Young Arabs see Islamic State as biggest regional challenge

Young Arabs see Islamic State as biggest regional challenge
2 min read
13 April, 2016
A new survey has found that many young Arabs believe that the rise of the Islamic State group is the biggest challenge facing the region.
Thousands of people aged 18-24 from across the region were polled [AFP]

Young Arab people see the rise of the Islamic State [IS] group as "the single biggest challenge" in the region, a new survey has found, with respondents prioritising stability over democracy.

Fifty percent regard IS "as the biggest obstacle in the region, up from 37 percent last year" the study published in Dubai on Tuesday said.

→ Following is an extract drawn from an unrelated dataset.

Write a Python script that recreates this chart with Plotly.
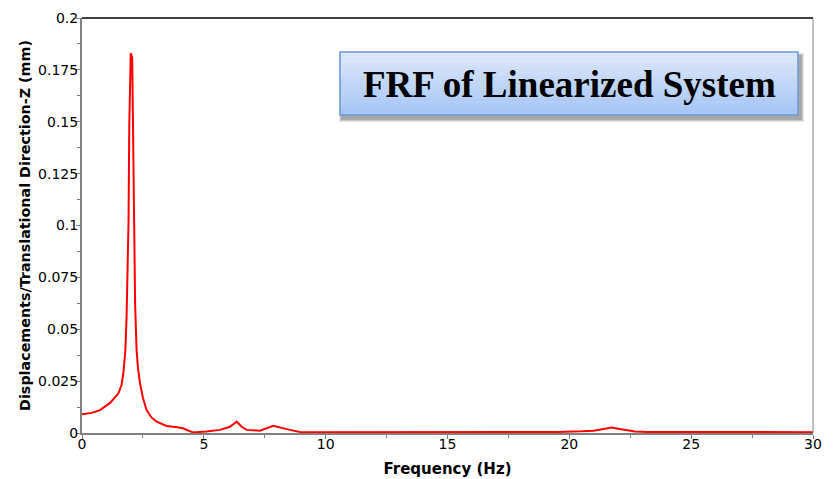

"Three in four Arab youth are concerned about the rise of Daesh," it said, using an Arabic acronym for IS.

But "just one in six believes the terrorist group ultimately will succeed" in establishing a state, it added.

US-based polling firm Penn Schoen Berland interviewed 3,500 men and women aged 18 to 24 from across the Arab world between January 11 and February 22 for the survey.

IS, which has attracted tens of thousands of fighters to its ranks, has seized large swathes territory in Syria and Iraq and claimed deadly attacks both in and outside the region.

"A quarter of young people believe that a lack of jobs and opportunities are the main recruitment drivers" for IS, the survey said.

A quarter of young people believe that a lack of jobs and opportunities are the main recruitment drivers for the Islamic State group

Five years since the Arab Spring uprisings erupted, 53 percent of participants said that "promoting stability in the region is more important than promoting democracy".

But two thirds of respondents also demanded that their leaders do more "to improve their personal freedoms and human rights", the study said.

"In 2016, just 36 percent of young Arabs think that the Arab world is better off following the uprisings, down from 72 percent in 2012 at the height of unrest," it added.

Meanwhile, 47 percent of respondents said relations between Islam's Sunni and Shia sects have worsened over the past five years.

The Arab Spring uprisings that started in Tunisia with calls for democratic reform have spiralled into conflict and chaos in several countries across the region.

The unrest has been exploited by extremist groups, notably IS.